Stated problem: Return only the lines running from the line with "Convert this diagram to TikZ code." down to the line with "(coll) at (310,106)", both included, exactly as they appear.

-- begin Task data --

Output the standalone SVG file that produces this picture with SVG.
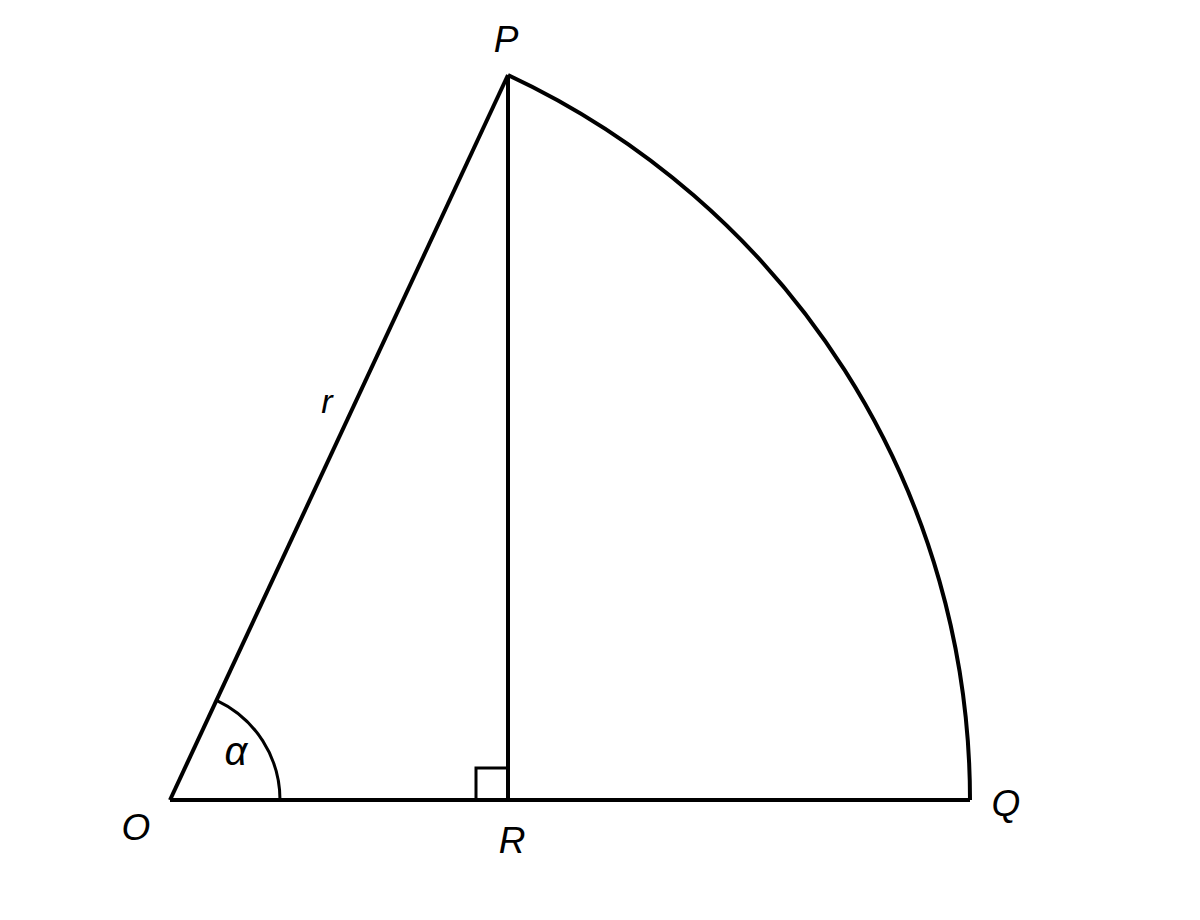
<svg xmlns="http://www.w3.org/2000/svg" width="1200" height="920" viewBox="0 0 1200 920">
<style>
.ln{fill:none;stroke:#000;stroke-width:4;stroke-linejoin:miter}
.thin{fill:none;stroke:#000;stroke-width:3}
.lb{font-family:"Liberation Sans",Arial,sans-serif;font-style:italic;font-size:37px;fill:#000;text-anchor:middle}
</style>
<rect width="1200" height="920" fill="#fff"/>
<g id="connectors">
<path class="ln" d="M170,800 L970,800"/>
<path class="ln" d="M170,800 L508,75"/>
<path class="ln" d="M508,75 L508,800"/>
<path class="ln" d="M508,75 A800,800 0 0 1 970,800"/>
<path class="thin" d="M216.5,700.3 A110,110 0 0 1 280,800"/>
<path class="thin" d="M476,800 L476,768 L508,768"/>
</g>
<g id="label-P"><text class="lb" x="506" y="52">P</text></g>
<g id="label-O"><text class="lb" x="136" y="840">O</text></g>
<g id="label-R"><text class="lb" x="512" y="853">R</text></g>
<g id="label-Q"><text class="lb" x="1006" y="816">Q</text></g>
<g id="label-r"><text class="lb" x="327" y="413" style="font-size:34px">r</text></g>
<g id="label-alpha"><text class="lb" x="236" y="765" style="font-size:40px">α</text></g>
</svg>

-- end Task data --
-- begin Task data --

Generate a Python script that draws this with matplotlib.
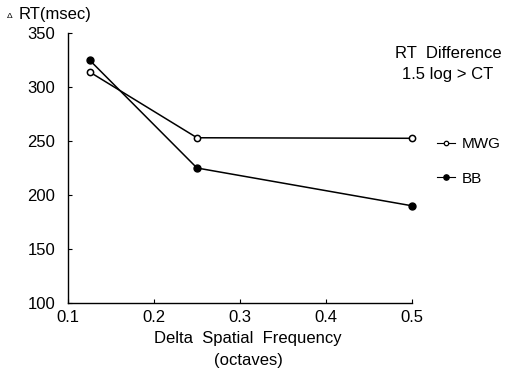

-- end Task data --
-- begin Task data --

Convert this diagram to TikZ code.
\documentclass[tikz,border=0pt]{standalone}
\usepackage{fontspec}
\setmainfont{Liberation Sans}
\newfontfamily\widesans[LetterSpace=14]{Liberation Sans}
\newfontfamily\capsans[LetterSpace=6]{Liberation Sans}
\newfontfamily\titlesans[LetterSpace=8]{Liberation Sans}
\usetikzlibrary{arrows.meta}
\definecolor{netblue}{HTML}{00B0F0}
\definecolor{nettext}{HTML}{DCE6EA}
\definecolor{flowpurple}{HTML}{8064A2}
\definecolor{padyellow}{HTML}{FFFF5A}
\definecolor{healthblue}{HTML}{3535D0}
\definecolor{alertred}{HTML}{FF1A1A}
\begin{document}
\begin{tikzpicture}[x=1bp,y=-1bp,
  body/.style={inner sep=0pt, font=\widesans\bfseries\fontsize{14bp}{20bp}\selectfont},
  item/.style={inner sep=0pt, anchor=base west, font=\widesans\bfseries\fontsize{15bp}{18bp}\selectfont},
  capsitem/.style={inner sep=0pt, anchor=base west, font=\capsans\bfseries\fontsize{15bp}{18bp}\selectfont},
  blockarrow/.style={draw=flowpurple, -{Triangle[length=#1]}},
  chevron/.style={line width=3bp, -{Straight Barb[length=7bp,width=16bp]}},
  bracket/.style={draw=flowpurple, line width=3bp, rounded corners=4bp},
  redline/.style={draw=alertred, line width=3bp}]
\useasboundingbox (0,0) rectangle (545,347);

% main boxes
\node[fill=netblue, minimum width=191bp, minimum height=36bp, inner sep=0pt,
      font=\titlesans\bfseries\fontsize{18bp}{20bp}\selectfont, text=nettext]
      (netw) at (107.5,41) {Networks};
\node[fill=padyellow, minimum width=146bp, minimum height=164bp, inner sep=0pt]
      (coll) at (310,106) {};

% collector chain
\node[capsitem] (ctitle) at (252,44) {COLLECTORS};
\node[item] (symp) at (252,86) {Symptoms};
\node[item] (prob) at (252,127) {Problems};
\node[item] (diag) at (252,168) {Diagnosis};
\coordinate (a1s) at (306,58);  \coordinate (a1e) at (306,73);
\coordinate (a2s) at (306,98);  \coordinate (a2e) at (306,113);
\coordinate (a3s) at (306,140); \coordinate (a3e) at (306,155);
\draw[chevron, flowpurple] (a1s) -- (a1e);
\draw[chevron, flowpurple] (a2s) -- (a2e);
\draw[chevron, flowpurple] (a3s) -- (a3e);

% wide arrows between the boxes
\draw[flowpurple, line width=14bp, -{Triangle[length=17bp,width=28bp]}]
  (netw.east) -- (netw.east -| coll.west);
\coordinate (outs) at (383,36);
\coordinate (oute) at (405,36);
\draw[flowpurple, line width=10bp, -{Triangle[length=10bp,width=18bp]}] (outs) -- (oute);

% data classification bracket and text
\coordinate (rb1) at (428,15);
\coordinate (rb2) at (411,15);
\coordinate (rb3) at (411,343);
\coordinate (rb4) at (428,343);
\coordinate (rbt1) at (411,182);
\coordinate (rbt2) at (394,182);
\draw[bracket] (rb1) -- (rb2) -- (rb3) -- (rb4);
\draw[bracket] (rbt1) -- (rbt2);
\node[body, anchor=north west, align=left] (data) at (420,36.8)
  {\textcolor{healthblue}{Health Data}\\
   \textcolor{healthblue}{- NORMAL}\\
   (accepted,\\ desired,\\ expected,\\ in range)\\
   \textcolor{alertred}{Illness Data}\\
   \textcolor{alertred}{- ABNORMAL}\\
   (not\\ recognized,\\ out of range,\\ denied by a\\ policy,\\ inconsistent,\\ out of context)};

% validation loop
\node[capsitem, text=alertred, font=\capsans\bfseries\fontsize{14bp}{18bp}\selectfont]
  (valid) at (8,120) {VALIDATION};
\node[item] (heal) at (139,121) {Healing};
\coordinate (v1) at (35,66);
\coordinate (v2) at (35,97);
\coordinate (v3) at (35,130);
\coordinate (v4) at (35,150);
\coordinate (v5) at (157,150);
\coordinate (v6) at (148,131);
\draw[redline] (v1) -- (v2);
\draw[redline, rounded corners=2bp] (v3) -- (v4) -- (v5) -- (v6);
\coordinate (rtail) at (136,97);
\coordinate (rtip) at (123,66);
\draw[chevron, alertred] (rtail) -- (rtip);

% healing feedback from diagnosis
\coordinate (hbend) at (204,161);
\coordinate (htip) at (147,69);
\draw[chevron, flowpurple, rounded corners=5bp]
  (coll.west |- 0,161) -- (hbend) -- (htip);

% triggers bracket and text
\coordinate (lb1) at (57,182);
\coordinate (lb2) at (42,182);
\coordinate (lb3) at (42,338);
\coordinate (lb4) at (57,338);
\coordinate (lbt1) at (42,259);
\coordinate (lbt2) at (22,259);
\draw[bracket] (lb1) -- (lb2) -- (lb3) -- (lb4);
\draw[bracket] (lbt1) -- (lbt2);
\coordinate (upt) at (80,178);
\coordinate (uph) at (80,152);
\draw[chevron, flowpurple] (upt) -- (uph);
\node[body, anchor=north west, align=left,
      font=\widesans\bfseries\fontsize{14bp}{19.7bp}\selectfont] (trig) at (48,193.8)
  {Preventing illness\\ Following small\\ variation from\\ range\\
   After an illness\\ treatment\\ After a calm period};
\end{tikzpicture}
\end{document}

-- end Task data --

Response for this exercise:
Convert this diagram to TikZ code.
\documentclass[tikz,border=0pt]{standalone}
\usepackage{fontspec}
\setmainfont{Liberation Sans}
\newfontfamily\widesans[LetterSpace=14]{Liberation Sans}
\newfontfamily\capsans[LetterSpace=6]{Liberation Sans}
\newfontfamily\titlesans[LetterSpace=8]{Liberation Sans}
\usetikzlibrary{arrows.meta}
\definecolor{netblue}{HTML}{00B0F0}
\definecolor{nettext}{HTML}{DCE6EA}
\definecolor{flowpurple}{HTML}{8064A2}
\definecolor{padyellow}{HTML}{FFFF5A}
\definecolor{healthblue}{HTML}{3535D0}
\definecolor{alertred}{HTML}{FF1A1A}
\begin{document}
\begin{tikzpicture}[x=1bp,y=-1bp,
  body/.style={inner sep=0pt, font=\widesans\bfseries\fontsize{14bp}{20bp}\selectfont},
  item/.style={inner sep=0pt, anchor=base west, font=\widesans\bfseries\fontsize{15bp}{18bp}\selectfont},
  capsitem/.style={inner sep=0pt, anchor=base west, font=\capsans\bfseries\fontsize{15bp}{18bp}\selectfont},
  blockarrow/.style={draw=flowpurple, -{Triangle[length=#1]}},
  chevron/.style={line width=3bp, -{Straight Barb[length=7bp,width=16bp]}},
  bracket/.style={draw=flowpurple, line width=3bp, rounded corners=4bp},
  redline/.style={draw=alertred, line width=3bp}]
\useasboundingbox (0,0) rectangle (545,347);

% main boxes
\node[fill=netblue, minimum width=191bp, minimum height=36bp, inner sep=0pt,
      font=\titlesans\bfseries\fontsize{18bp}{20bp}\selectfont, text=nettext]
      (netw) at (107.5,41) {Networks};
\node[fill=padyellow, minimum width=146bp, minimum height=164bp, inner sep=0pt]
      (coll) at (310,106) {};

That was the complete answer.